Copy out all lines in the data below containing the string "this".
-- Begin Data for processing --
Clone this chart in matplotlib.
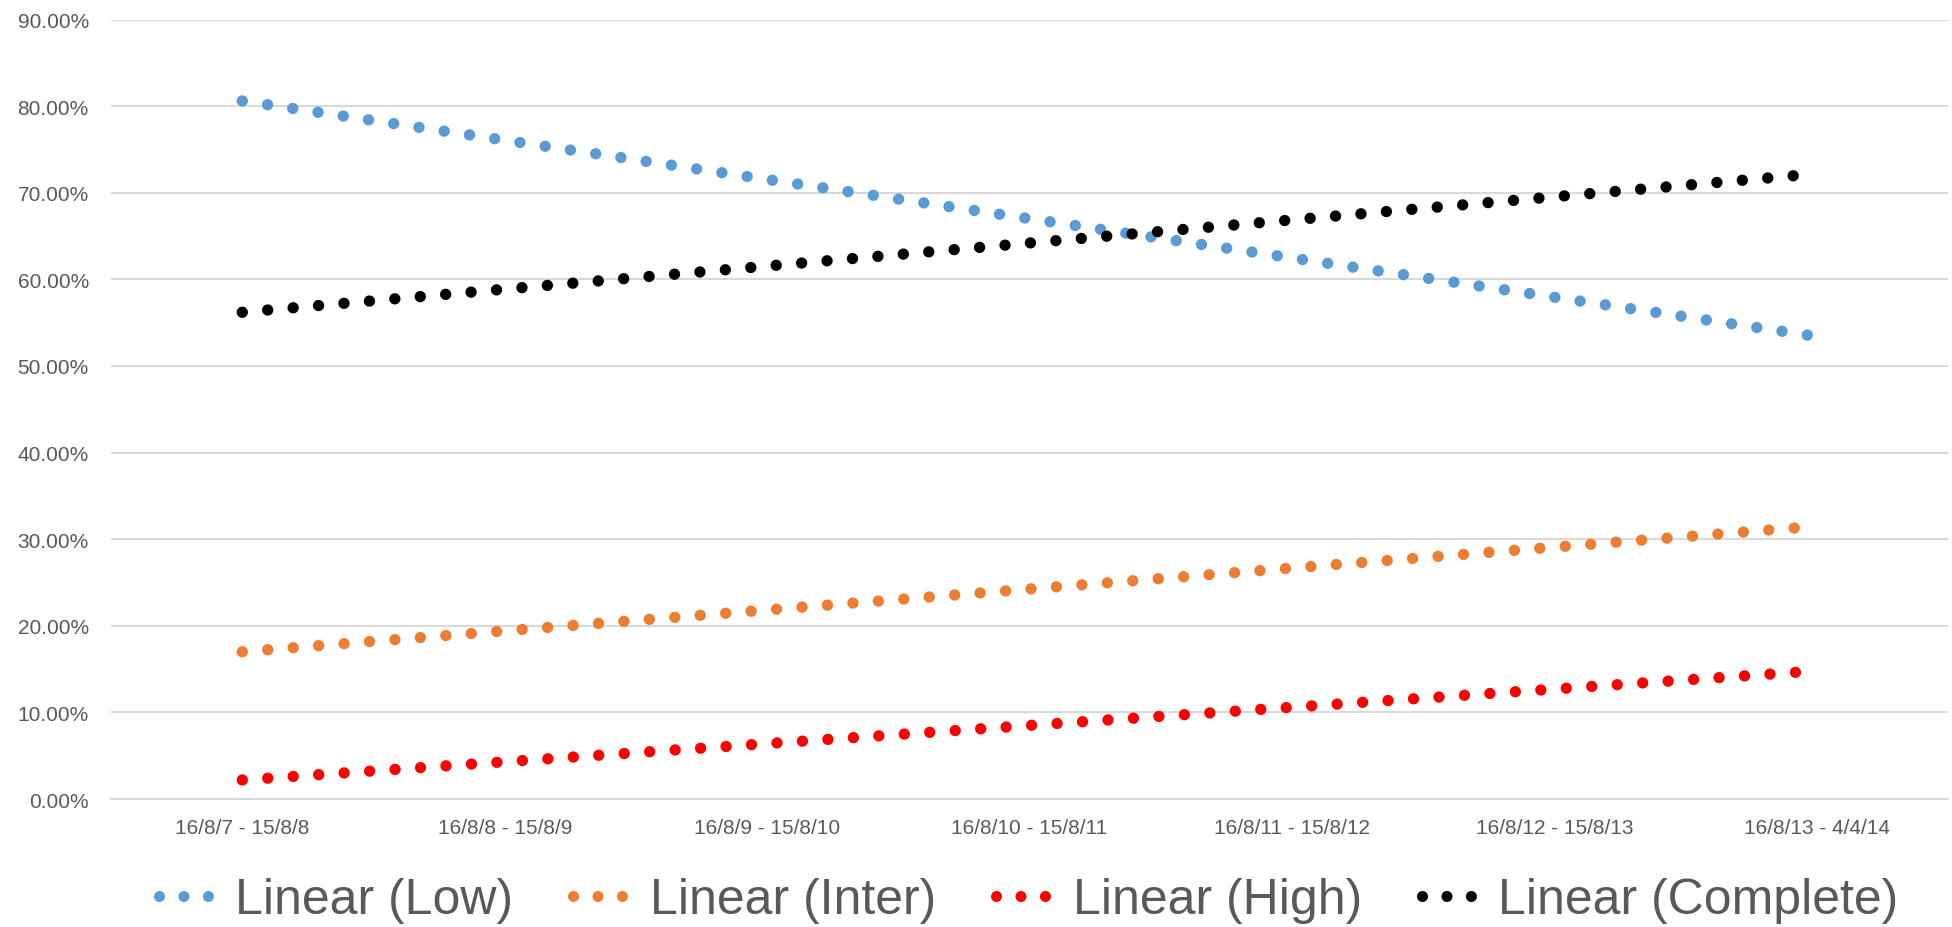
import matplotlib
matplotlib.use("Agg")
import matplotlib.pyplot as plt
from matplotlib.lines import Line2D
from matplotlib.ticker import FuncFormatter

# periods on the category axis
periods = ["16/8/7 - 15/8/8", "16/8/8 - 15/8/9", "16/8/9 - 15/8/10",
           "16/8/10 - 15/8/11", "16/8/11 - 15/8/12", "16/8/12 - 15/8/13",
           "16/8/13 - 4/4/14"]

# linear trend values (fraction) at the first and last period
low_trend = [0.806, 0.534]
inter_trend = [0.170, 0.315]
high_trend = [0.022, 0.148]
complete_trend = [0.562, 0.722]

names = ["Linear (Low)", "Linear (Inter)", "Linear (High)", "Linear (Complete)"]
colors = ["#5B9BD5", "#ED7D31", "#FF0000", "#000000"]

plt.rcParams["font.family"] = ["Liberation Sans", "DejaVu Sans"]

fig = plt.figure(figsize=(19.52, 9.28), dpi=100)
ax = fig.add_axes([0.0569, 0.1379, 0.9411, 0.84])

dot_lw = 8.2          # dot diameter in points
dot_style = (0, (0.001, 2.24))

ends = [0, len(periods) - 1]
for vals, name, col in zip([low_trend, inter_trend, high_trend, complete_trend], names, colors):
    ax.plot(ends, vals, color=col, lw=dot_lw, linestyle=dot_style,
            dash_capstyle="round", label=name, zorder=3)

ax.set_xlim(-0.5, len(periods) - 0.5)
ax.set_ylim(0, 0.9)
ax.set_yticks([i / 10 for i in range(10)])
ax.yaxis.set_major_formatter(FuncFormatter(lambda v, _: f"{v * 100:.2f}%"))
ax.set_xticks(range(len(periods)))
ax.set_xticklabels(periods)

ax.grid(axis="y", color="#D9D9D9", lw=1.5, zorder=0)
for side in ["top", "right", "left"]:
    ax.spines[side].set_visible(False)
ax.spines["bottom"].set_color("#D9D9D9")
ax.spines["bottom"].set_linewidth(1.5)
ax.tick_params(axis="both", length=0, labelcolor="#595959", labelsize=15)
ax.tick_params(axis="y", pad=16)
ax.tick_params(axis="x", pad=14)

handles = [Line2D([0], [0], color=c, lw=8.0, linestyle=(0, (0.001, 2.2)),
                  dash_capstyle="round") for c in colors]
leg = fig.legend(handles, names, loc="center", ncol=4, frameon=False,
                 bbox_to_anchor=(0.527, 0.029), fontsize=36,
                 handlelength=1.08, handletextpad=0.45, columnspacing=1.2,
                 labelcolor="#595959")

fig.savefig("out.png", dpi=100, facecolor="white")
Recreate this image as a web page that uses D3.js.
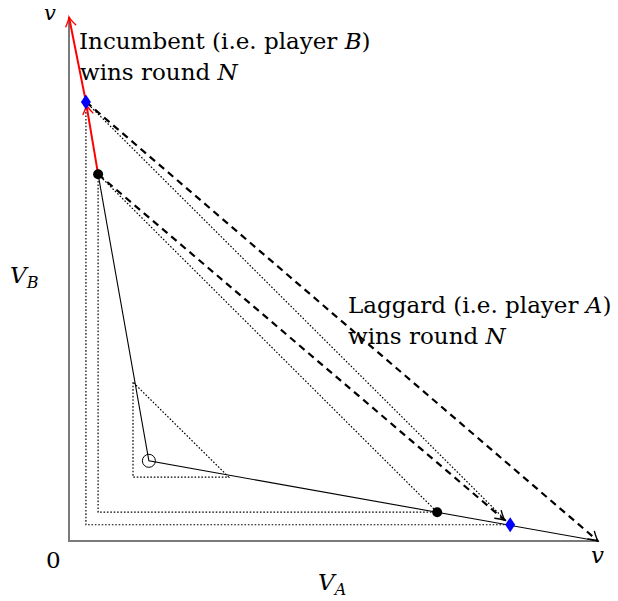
-- End Data for processing --
Expected answer:
Clone this chart in matplotlib.
Recreate this image as a web page that uses D3.js.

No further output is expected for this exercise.